● **The request**
Gather all lines in the records below that include the word "this".
## Begin Entries
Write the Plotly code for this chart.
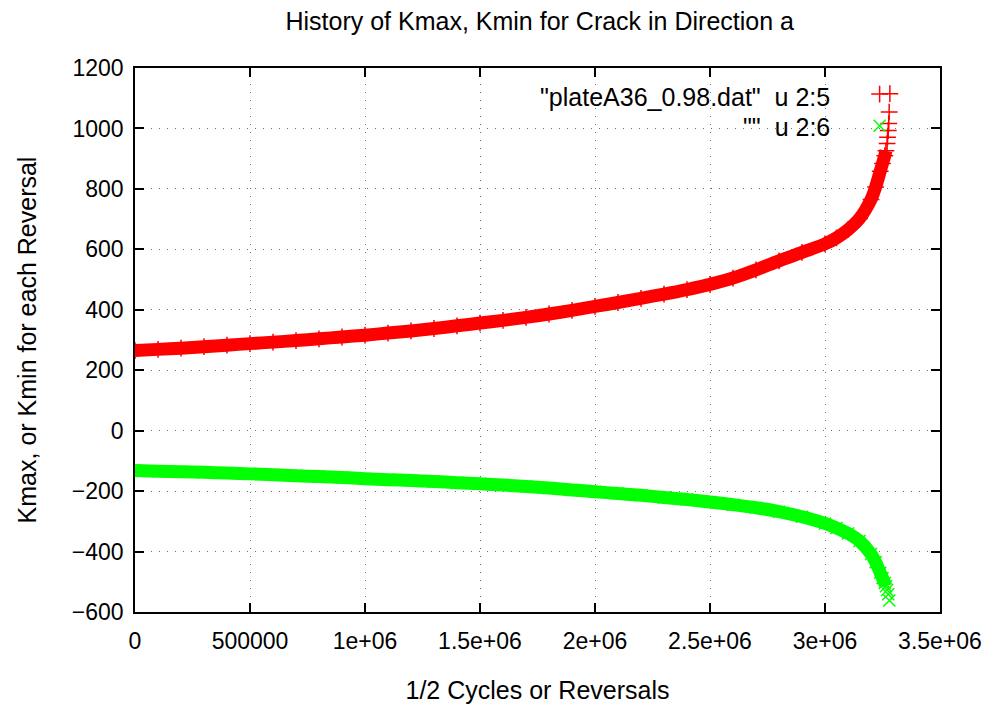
import plotly.graph_objects as go

# ---- data ----
kmax_x = [0, 1e5, 2e5, 3e5, 4e5, 5e5, 6e5, 7e5, 8e5, 9e5, 1.0e6, 1.1e6, 1.2e6, 1.3e6, 1.4e6,
          1.5e6, 1.6e6, 1.7e6, 1.8e6, 1.9e6, 2.0e6, 2.1e6, 2.2e6, 2.3e6, 2.4e6, 2.5e6, 2.6e6,
          2.7e6, 2.8e6, 2.9e6, 3.0e6, 3.05e6, 3.1e6, 3.15e6, 3.2e6, 3.22e6, 3.24e6, 3.25e6,
          3.26e6, 3.265e6]
kmax_y = [265, 269, 273, 278, 283, 288, 293, 298, 304, 310, 316, 323, 330, 338, 347,
          356, 365, 375, 386, 398, 411, 424, 438, 452, 467, 484, 505,
          532, 562, 590, 618, 638, 665, 702, 765, 806, 858, 884,
          910, 926]
kmax_tail_x = [3.27e6, 3.272e6, 3.275e6, 3.277e6, 3.279e6, 3.282e6]
kmax_tail_y = [950, 971, 993, 1016, 1054, 1115]

kmin_x = kmax_x
kmin_y = [-132, -134, -136, -138, -140, -143, -146, -149, -152, -155, -159, -162, -165, -168, -172,
          -176, -180, -185, -190, -196, -202, -208, -214, -221, -228, -236, -245,
          -255, -268, -285, -307, -322, -340, -365, -408, -435, -470, -488,
          -504, -515]
kmin_tail_x = [3.27e6, 3.275e6, 3.28e6]
kmin_tail_y = [-527, -541, -562]

x_ticks = [0, 500000, 1000000, 1500000, 2000000, 2500000, 3000000, 3500000]
x_tick_text = ["0", "500000", "1e+06", "1.5e+06", "2e+06", "2.5e+06", "3e+06", "3.5e+06"]
y_ticks = [-600, -400, -200, 0, 200, 400, 600, 800, 1000, 1200]

legend_labels = ['"plateA36_0.98.dat"  u 2:5', '""  u 2:6']

RED = "#ff0000"
GREEN = "#00ff00"
FONT = "Liberation Sans, Arial, sans-serif"
TXT = 25
TICK = 23

fig = go.Figure()

# Kmax band
fig.add_trace(go.Scatter(x=kmax_x, y=kmax_y, mode="lines+markers",
                         line=dict(color=RED, width=13, shape="spline", smoothing=0.8),
                         marker=dict(symbol="cross-thin", size=12, line=dict(color=RED, width=1.5)),
                         showlegend=False))
fig.add_trace(go.Scatter(x=kmax_tail_x, y=kmax_tail_y, mode="markers",
                         marker=dict(symbol="cross-thin", size=12, line=dict(color=RED, width=1.5)),
                         showlegend=False))
# Kmin band
fig.add_trace(go.Scatter(x=kmin_x, y=kmin_y, mode="lines+markers",
                         line=dict(color=GREEN, width=13, shape="spline", smoothing=0.8),
                         marker=dict(symbol="x-thin", size=12, line=dict(color=GREEN, width=1.5)),
                         showlegend=False))
fig.add_trace(go.Scatter(x=kmin_tail_x, y=kmin_tail_y, mode="markers",
                         marker=dict(symbol="x-thin", size=12, line=dict(color=GREEN, width=1.5)),
                         showlegend=False))

# key samples (gnuplot style: text left, sample right) on an auxiliary 0..1 axis pair
key_x = [0.925, 0.925]
key_y = [0.952, 0.894]
fig.add_trace(go.Scatter(x=[key_x[0]], y=[key_y[0]], xaxis="x2", yaxis="y2", mode="markers",
                         marker=dict(symbol="cross-thin", size=12, line=dict(color=RED, width=1.5)),
                         showlegend=False, hoverinfo="skip"))
fig.add_trace(go.Scatter(x=[key_x[1]], y=[key_y[1]], xaxis="x2", yaxis="y2", mode="markers",
                         marker=dict(symbol="x-thin", size=12, line=dict(color=GREEN, width=1.5)),
                         showlegend=False, hoverinfo="skip"))

for lab, yy in zip(legend_labels, [0.946, 0.891]):
    fig.add_annotation(text=lab, xref="paper", yref="paper", x=0.866, y=yy,
                       xanchor="right", yanchor="middle", showarrow=False,
                       font=dict(family=FONT, size=TXT, color="#000000"))

axis_common = dict(
    showline=True, linecolor="#000000", linewidth=1.5, mirror="ticks",
    ticks="inside", ticklen=9, tickwidth=1.5, tickcolor="#000000",
    showgrid=True, gridcolor="#707070", gridwidth=1.3, griddash="1px,7px",
    zeroline=False, tickfont=dict(family=FONT, size=TICK, color="#000000"),
)

fig.update_layout(
    width=994, height=719, autosize=False,
    margin=dict(l=135, r=51, t=68, b=107),
    paper_bgcolor="#ffffff", plot_bgcolor="#ffffff",
    font=dict(family=FONT, size=TICK, color="#000000"),
    title=dict(text="History of Kmax, Kmin for Crack in Direction a",
               x=0.543, xanchor="center", y=0.971, yanchor="middle",
               font=dict(family=FONT, size=TXT, color="#000000")),
    xaxis=dict(range=[0, 3500000], tickvals=x_ticks, ticktext=x_tick_text,
               ticklabelstandoff=8,
               title=dict(text="1/2 Cycles or Reversals", standoff=28,
                          font=dict(family=FONT, size=TXT)),
               **axis_common),
    yaxis=dict(range=[-600, 1200], tickvals=y_ticks, ticklabelstandoff=5,
               title=dict(text="Kmax, or Kmin for each Reversal", standoff=28,
                          font=dict(family=FONT, size=TXT)),
               **axis_common),
    xaxis2=dict(range=[0, 1], overlaying="x", visible=False),
    yaxis2=dict(range=[0, 1], overlaying="y", visible=False),
)

fig.write_html("out.html")
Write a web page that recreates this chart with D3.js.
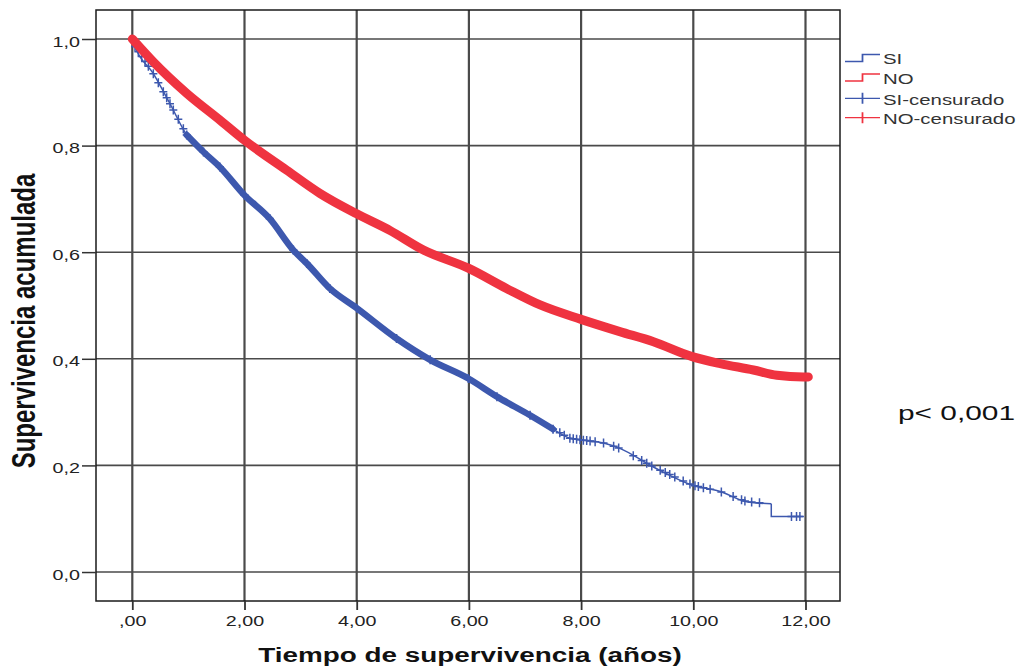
<!DOCTYPE html>
<html>
<head>
<meta charset="utf-8">
<title>Supervivencia acumulada</title>
<script src="https://d3js.org/d3.v7.min.js"></script>
<style>
  body { margin: 0; background: #fff; }
  svg text { font-family: "Liberation Sans", Arial, sans-serif; }
</style>
</head>
<body>
<div id="chart"></div>
<script>
// tick values and labels
var xTicks = [0, 2, 4, 6, 8, 10, 12];
var xTickLabels = [",00", "2,00", "4,00", "6,00", "8,00", "10,00", "12,00"];
var yTicks = [0, 0.2, 0.4, 0.6, 0.8, 1.0];
var yTickLabels = ["0,0", "0,2", "0,4", "0,6", "0,8", "1,0"];

// SI group
var siTime = [0, 0.05, 0.375, 0.67, 0.97, 1.27, 1.56, 2.0, 2.45, 2.87, 3.11, 3.52, 4.0, 4.71, 5.31, 5.99, 6.5, 7.09, 7.5, 7.8, 8.0, 8.4, 8.69, 9.29, 9.98, 10.48, 10.95, 11.39, 11.39, 11.96];
var siSurv = [1.0, 0.985, 0.935, 0.879, 0.82, 0.788, 0.76, 0.707, 0.663, 0.604, 0.579, 0.532, 0.495, 0.438, 0.398, 0.363, 0.329, 0.294, 0.268, 0.251, 0.248, 0.242, 0.232, 0.197, 0.163, 0.151, 0.132, 0.128, 0.104, 0.104];
// sparse censored cases of SI (the dense middle part shows as a band)
var siCensor = [0.048, 0.108, 0.167, 0.227, 0.286, 0.375, 0.464, 0.553, 0.613, 0.672, 0.731, 0.82, 0.91,
  7.62, 7.7, 7.8, 7.86, 7.92, 7.98, 8.04, 8.1, 8.16, 8.25, 8.4, 8.58, 8.67, 8.93, 9.08, 9.17, 9.26, 9.41, 9.5,
  9.58, 9.67, 9.82, 9.94, 10.03, 10.09, 10.18, 10.3, 10.5, 10.71, 10.86, 10.92, 11.04, 11.18, 11.75, 11.84, 11.9];
var siBand = [0.95, 7.5];

// NO group
var noTime = [0, 0.375, 0.97, 1.56, 2.0, 2.75, 3.35, 4.0, 4.59, 5.19, 5.99, 6.67, 7.27, 8.0, 8.69, 9.29, 9.98, 10.48, 11.07, 11.49, 11.96, 12.05];
var noSurv = [1.0, 0.957, 0.898, 0.848, 0.81, 0.754, 0.71, 0.672, 0.641, 0.604, 0.57, 0.532, 0.501, 0.474, 0.451, 0.432, 0.404, 0.391, 0.379, 0.369, 0.366, 0.366];

var legendLabels = ["SI", "NO", "SI-censurado", "NO-censurado"];

var width = 1018, height = 672;
var stretch = 1.36;   // the original picture is widened horizontally
var blue = "#3d58ae", red = "#ef3340";
var box = { left: 96, right: 840, top: 10, bottom: 601 };

var svg = d3.select("#chart").append("svg")
  .attr("width", width)
  .attr("height", height);

var x = d3.scaleLinear().domain([0, 12]).range([132.3, 805.5]);
var y = d3.scaleLinear().domain([0, 1]).range([572, 39]);

// grid
svg.append("g").selectAll("line")
  .data(xTicks)
  .enter().append("line")
  .attr("x1", function(d) { return x(d); })
  .attr("x2", function(d) { return x(d); })
  .attr("y1", box.top)
  .attr("y2", box.bottom)
  .attr("stroke", "#4a4a4a")
  .attr("stroke-width", 2.2);

svg.append("g").selectAll("line")
  .data(yTicks)
  .enter().append("line")
  .attr("x1", box.left)
  .attr("x2", box.right)
  .attr("y1", function(d) { return y(d); })
  .attr("y2", function(d) { return y(d); })
  .attr("stroke", "#4a4a4a")
  .attr("stroke-width", 1.6);

svg.append("rect")
  .attr("x", box.left)
  .attr("y", box.top)
  .attr("width", box.right - box.left)
  .attr("height", box.bottom - box.top)
  .attr("fill", "none")
  .attr("stroke", "#1a1a1a")
  .attr("stroke-width", 1.5);

// axes
var xAxis = d3.axisBottom(x).tickValues(xTicks).tickSize(9).tickPadding(6)
  .tickFormat(function(d, i) { return xTickLabels[i]; });
var gx = svg.append("g").attr("transform", "translate(0," + box.bottom + ")").call(xAxis);
gx.select(".domain").remove();
gx.selectAll("line").attr("stroke", "#333").attr("stroke-width", 1.8);
gx.selectAll("text")
  .attr("font-size", "14.5px")
  .attr("fill", "#222")
  .attr("transform", "scale(" + stretch + ",1)");

var yAxis = d3.axisLeft(y).tickValues(yTicks).tickSize(14).tickPadding(2)
  .tickFormat(function(d, i) { return yTickLabels[i]; });
var gy = svg.append("g").attr("transform", "translate(" + box.left + ",0)").call(yAxis);
gy.select(".domain").remove();
gy.selectAll("line").attr("stroke", "#333").attr("stroke-width", 1.5);
gy.selectAll("text")
  .attr("font-size", "14.5px")
  .attr("fill", "#222")
  .attr("x", -16 / stretch)
  .attr("y", 2.5)
  .attr("transform", "scale(" + stretch + ",1)");

// titles
svg.append("text")
  .attr("transform", "translate(470,662) scale(" + stretch + ",1)")
  .attr("text-anchor", "middle")
  .attr("font-size", "20.5px")
  .attr("font-weight", "bold")
  .attr("fill", "#111")
  .text("Tiempo de supervivencia (años)");

svg.append("text")
  .attr("transform", "translate(35,321) scale(" + stretch + ",1) rotate(-90)")
  .attr("text-anchor", "middle")
  .attr("font-size", "24px")
  .attr("font-weight", "bold")
  .attr("fill", "#111")
  .text("Supervivencia acumulada");

svg.append("text")
  .attr("x", 898)
  .attr("y", 420)
  .attr("font-family", "Lato, 'Open Sans', sans-serif")
  .attr("font-size", "21px")
  .attr("textLength", 117)
  .attr("lengthAdjust", "spacingAndGlyphs")
  .attr("fill", "#111")
  .text("p< 0,001");

// curves
function pairs(t, s) { return t.map(function(d, i) { return [d, s[i]]; }); }
function survAt(t, s, v) {
  for (var i = t.length - 1; i >= 0; i--) {
    if (t[i] <= v) {
      if (i === t.length - 1 || t[i + 1] === t[i]) return s[i];
      var f = (v - t[i]) / (t[i + 1] - t[i]);
      return s[i] + f * (s[i + 1] - s[i]);
    }
  }
  return s[0];
}

var line = d3.line()
  .x(function(d) { return x(d[0]); })
  .y(function(d) { return y(d[1]); })
  .curve(d3.curveMonotoneX);
var straight = d3.line()
  .x(function(d) { return x(d[0]); })
  .y(function(d) { return y(d[1]); });

var siData = pairs(siTime, siSurv);
var noData = pairs(noTime, noSurv);
var cross = "M-4,0H4M0,-4.5V4.5";
var dropAt = siTime.indexOf(11.39);

// SI
svg.append("path")
  .datum(siData.slice(0, dropAt + 1))
  .attr("d", line)
  .attr("fill", "none")
  .attr("stroke", blue)
  .attr("stroke-width", 1.5);

svg.append("path")
  .datum(siData.slice(dropAt))
  .attr("d", straight)
  .attr("fill", "none")
  .attr("stroke", blue)
  .attr("stroke-width", 1.5);

var bandData = siData.filter(function(d) { return d[0] >= siBand[0] && d[0] <= siBand[1]; });

svg.append("path")
  .datum(bandData)
  .attr("d", line)
  .attr("fill", "none")
  .attr("stroke", blue)
  .attr("stroke-width", 6.5)
  .attr("stroke-linejoin", "round")
  .attr("stroke-linecap", "round");

svg.append("g").selectAll("path")
  .data(bandData)
  .enter().append("path")
  .attr("transform", function(d) { return "translate(" + x(d[0]) + "," + y(d[1]) + ")"; })
  .attr("d", cross)
  .attr("stroke", blue)
  .attr("stroke-width", 1.6);

svg.append("g").selectAll("path")
  .data(siCensor)
  .enter().append("path")
  .attr("transform", function(d) { return "translate(" + x(d) + "," + y(survAt(siTime, siSurv, d)) + ")"; })
  .attr("d", cross)
  .attr("stroke", blue)
  .attr("stroke-width", 1.5);

// NO (censored marks so dense they form a band)
svg.append("path")
  .datum(noData)
  .attr("d", line)
  .attr("fill", "none")
  .attr("stroke", red)
  .attr("stroke-width", 9)
  .attr("stroke-linejoin", "round")
  .attr("stroke-linecap", "round");

// legend
var legend = svg.append("g")
  .attr("transform", "translate(845,0) scale(" + stretch + ",1)");
var iconW = 35 / stretch, textX = 38 / stretch;
var rowY = [58, 77.5, 98.3, 117.7];
var rowColor = [blue, red, blue, red];

legend.selectAll("path.step")
  .data([0, 1])
  .enter().append("path")
  .attr("class", "step")
  .attr("d", function(i) {
    return "M0," + (rowY[i] + 3.5) + "H" + iconW / 2 + "V" + (rowY[i] - 3.5) + "H" + iconW;
  })
  .attr("fill", "none")
  .attr("stroke", function(i) { return rowColor[i]; })
  .attr("stroke-width", 1.3);

legend.selectAll("path.cens")
  .data([2, 3])
  .enter().append("path")
  .attr("class", "cens")
  .attr("d", function(i) {
    return "M0," + rowY[i] + "H" + iconW + "M" + iconW / 2 + "," + (rowY[i] - 5.5) + "V" + (rowY[i] + 5.5);
  })
  .attr("fill", "none")
  .attr("stroke", function(i) { return rowColor[i]; })
  .attr("stroke-width", 1.3);

legend.selectAll("text")
  .data(legendLabels)
  .enter().append("text")
  .attr("x", textX)
  .attr("y", function(d, i) { return rowY[i] + 6.5; })
  .attr("font-size", "15px")
  .attr("fill", "#333")
  .text(function(d) { return d; });
</script>
</body>
</html>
## End Entries
● **Answer to the task**
Write the Plotly code for this chart.
Write a web page that recreates this chart with D3.js.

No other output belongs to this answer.